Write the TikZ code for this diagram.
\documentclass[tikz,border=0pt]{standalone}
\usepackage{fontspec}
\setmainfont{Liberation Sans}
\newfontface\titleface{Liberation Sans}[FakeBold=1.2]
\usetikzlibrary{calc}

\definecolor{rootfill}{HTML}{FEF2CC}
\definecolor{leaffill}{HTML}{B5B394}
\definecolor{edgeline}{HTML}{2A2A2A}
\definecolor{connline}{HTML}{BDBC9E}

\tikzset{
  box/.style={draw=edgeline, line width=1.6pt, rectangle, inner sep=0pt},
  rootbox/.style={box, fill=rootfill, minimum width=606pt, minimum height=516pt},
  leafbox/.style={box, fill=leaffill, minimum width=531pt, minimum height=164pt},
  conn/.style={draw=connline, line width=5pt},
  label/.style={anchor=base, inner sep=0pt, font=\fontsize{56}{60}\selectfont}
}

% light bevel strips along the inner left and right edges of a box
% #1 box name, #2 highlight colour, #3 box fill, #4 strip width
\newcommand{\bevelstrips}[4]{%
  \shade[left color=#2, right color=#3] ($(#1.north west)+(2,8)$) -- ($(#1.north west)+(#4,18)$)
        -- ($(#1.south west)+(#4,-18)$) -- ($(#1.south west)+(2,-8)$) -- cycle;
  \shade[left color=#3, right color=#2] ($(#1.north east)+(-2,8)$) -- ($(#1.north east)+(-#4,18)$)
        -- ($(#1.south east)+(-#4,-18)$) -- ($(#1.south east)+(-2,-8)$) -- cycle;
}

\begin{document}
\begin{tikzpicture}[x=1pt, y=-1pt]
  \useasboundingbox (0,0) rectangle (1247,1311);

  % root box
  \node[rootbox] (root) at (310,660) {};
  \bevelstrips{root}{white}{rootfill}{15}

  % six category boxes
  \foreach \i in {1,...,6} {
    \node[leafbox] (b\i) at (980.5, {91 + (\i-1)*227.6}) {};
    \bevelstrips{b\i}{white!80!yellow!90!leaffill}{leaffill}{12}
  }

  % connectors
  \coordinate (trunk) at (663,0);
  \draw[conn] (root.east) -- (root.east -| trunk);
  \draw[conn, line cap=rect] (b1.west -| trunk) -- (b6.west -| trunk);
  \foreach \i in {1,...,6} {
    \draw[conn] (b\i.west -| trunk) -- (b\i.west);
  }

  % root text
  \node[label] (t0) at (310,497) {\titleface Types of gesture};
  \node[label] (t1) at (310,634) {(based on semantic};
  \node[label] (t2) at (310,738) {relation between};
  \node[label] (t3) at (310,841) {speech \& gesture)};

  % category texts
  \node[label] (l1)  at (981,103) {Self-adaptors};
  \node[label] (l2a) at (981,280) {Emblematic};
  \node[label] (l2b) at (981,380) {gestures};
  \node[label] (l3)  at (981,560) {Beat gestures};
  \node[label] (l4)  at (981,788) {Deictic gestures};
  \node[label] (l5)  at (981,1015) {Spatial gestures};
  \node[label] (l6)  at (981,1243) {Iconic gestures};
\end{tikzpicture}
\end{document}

===

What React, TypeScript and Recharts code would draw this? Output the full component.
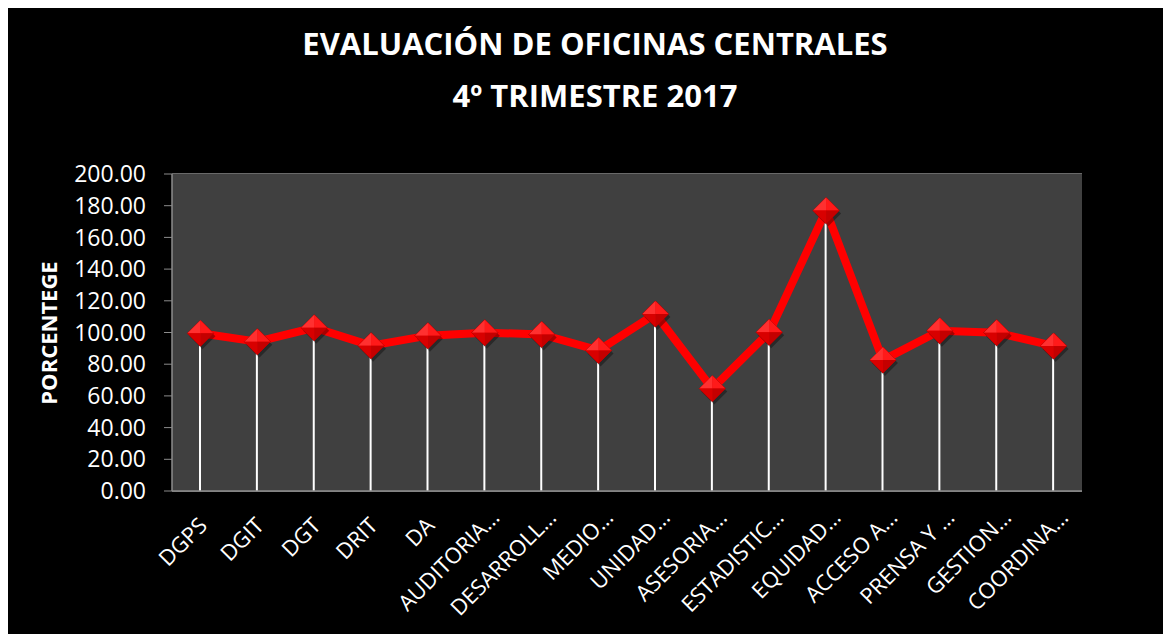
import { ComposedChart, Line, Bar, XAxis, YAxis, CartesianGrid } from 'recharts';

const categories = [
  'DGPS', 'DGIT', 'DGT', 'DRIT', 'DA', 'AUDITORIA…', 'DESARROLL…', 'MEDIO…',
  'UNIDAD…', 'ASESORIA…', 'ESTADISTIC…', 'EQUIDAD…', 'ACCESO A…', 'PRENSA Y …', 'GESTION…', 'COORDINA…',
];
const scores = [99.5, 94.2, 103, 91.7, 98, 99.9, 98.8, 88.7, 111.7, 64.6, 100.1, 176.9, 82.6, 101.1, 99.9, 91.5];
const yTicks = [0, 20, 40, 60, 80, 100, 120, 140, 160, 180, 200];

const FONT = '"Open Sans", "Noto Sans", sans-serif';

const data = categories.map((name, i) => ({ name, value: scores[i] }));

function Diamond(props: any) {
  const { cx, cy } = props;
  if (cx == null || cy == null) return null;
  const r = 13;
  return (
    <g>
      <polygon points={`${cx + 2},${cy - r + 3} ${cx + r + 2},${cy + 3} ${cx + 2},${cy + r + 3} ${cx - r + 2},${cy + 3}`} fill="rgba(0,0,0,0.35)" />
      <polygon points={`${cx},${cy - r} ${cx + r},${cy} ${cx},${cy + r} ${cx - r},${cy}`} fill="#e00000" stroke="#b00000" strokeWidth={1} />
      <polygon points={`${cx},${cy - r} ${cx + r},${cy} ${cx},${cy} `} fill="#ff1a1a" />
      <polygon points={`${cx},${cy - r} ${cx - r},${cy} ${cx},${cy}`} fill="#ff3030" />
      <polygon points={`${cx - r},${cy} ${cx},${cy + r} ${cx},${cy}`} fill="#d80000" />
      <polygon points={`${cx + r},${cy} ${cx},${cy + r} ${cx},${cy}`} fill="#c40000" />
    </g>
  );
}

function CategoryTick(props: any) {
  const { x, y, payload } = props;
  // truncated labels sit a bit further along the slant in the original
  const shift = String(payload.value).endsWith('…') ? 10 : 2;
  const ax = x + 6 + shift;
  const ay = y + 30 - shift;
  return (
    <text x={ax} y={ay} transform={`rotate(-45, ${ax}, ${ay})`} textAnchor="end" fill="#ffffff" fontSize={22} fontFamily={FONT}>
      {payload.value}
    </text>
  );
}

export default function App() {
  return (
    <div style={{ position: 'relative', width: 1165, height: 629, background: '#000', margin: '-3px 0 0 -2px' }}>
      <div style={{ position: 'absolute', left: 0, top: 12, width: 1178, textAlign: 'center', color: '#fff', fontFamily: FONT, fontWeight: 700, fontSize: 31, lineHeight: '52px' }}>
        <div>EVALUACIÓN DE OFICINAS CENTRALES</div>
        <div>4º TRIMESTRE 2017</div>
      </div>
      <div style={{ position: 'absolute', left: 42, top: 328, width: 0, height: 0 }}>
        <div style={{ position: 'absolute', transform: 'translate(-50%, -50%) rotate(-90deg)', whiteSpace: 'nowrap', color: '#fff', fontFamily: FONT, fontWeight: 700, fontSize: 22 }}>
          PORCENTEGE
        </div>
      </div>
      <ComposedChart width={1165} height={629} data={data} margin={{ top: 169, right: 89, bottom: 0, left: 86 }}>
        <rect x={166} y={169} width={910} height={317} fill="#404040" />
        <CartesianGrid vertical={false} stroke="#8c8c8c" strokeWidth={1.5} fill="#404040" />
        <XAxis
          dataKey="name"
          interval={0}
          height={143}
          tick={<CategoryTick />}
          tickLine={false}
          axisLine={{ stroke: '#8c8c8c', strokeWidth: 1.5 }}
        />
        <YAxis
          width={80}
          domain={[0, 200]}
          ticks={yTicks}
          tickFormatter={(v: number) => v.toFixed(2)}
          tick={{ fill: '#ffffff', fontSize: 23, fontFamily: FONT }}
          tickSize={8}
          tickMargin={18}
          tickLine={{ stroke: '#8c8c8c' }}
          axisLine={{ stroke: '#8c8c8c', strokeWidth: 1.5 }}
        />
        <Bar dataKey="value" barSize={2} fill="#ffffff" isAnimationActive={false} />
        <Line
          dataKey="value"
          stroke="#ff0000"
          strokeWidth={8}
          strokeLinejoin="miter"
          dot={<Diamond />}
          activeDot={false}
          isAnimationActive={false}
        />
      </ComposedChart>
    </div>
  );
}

===

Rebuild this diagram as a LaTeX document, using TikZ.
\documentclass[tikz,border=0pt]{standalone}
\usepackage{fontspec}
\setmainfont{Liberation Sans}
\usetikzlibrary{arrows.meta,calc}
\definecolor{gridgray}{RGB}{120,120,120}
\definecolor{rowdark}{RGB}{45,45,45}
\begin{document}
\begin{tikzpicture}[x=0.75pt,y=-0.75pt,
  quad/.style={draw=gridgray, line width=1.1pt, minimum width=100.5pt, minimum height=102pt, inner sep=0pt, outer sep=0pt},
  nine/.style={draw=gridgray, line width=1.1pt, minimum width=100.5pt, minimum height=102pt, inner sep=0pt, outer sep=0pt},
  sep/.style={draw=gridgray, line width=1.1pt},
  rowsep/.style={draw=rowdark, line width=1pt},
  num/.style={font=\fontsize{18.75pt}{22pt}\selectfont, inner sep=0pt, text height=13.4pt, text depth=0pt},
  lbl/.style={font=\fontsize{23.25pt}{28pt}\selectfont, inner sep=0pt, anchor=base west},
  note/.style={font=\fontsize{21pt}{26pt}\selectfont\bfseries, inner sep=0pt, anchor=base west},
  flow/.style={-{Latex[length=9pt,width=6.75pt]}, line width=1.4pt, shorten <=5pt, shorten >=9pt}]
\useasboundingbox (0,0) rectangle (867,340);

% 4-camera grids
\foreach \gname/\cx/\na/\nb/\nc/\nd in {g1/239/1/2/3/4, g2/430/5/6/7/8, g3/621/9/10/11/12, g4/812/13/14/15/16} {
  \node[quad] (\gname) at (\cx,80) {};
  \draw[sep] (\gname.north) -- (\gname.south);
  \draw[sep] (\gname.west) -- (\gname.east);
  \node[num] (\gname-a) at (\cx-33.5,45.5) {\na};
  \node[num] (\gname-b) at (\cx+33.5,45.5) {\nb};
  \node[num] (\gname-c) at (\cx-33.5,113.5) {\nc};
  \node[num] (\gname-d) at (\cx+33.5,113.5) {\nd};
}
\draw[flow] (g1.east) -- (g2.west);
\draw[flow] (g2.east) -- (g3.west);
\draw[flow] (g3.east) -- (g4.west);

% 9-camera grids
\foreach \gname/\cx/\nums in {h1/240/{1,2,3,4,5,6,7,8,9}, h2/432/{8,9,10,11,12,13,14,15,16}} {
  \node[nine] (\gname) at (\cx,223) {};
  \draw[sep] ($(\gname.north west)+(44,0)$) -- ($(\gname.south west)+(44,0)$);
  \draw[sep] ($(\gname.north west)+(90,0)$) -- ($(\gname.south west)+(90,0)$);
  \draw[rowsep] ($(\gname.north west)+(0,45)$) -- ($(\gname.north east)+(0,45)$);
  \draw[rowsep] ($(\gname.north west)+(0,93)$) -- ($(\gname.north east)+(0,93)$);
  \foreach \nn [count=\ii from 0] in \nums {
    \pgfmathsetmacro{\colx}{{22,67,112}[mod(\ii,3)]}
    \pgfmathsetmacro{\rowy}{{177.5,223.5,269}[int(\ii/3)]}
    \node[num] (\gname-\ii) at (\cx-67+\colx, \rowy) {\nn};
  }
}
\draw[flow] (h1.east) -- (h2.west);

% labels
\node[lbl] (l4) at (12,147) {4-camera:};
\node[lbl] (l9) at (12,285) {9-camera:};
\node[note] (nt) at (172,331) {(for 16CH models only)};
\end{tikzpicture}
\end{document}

===

• [Exercise aim]
Every line from the one containing "What React, TypeScript" to the one containing "160, 180, 200];" should be output exactly, both ends included. Nothing else goes in, and no pictures either.

• [Task output]
What React, TypeScript and Recharts code would draw this? Output the full component.
import { ComposedChart, Line, Bar, XAxis, YAxis, CartesianGrid } from 'recharts';

const categories = [
  'DGPS', 'DGIT', 'DGT', 'DRIT', 'DA', 'AUDITORIA…', 'DESARROLL…', 'MEDIO…',
  'UNIDAD…', 'ASESORIA…', 'ESTADISTIC…', 'EQUIDAD…', 'ACCESO A…', 'PRENSA Y …', 'GESTION…', 'COORDINA…',
];
const scores = [99.5, 94.2, 103, 91.7, 98, 99.9, 98.8, 88.7, 111.7, 64.6, 100.1, 176.9, 82.6, 101.1, 99.9, 91.5];
const yTicks = [0, 20, 40, 60, 80, 100, 120, 140, 160, 180, 200];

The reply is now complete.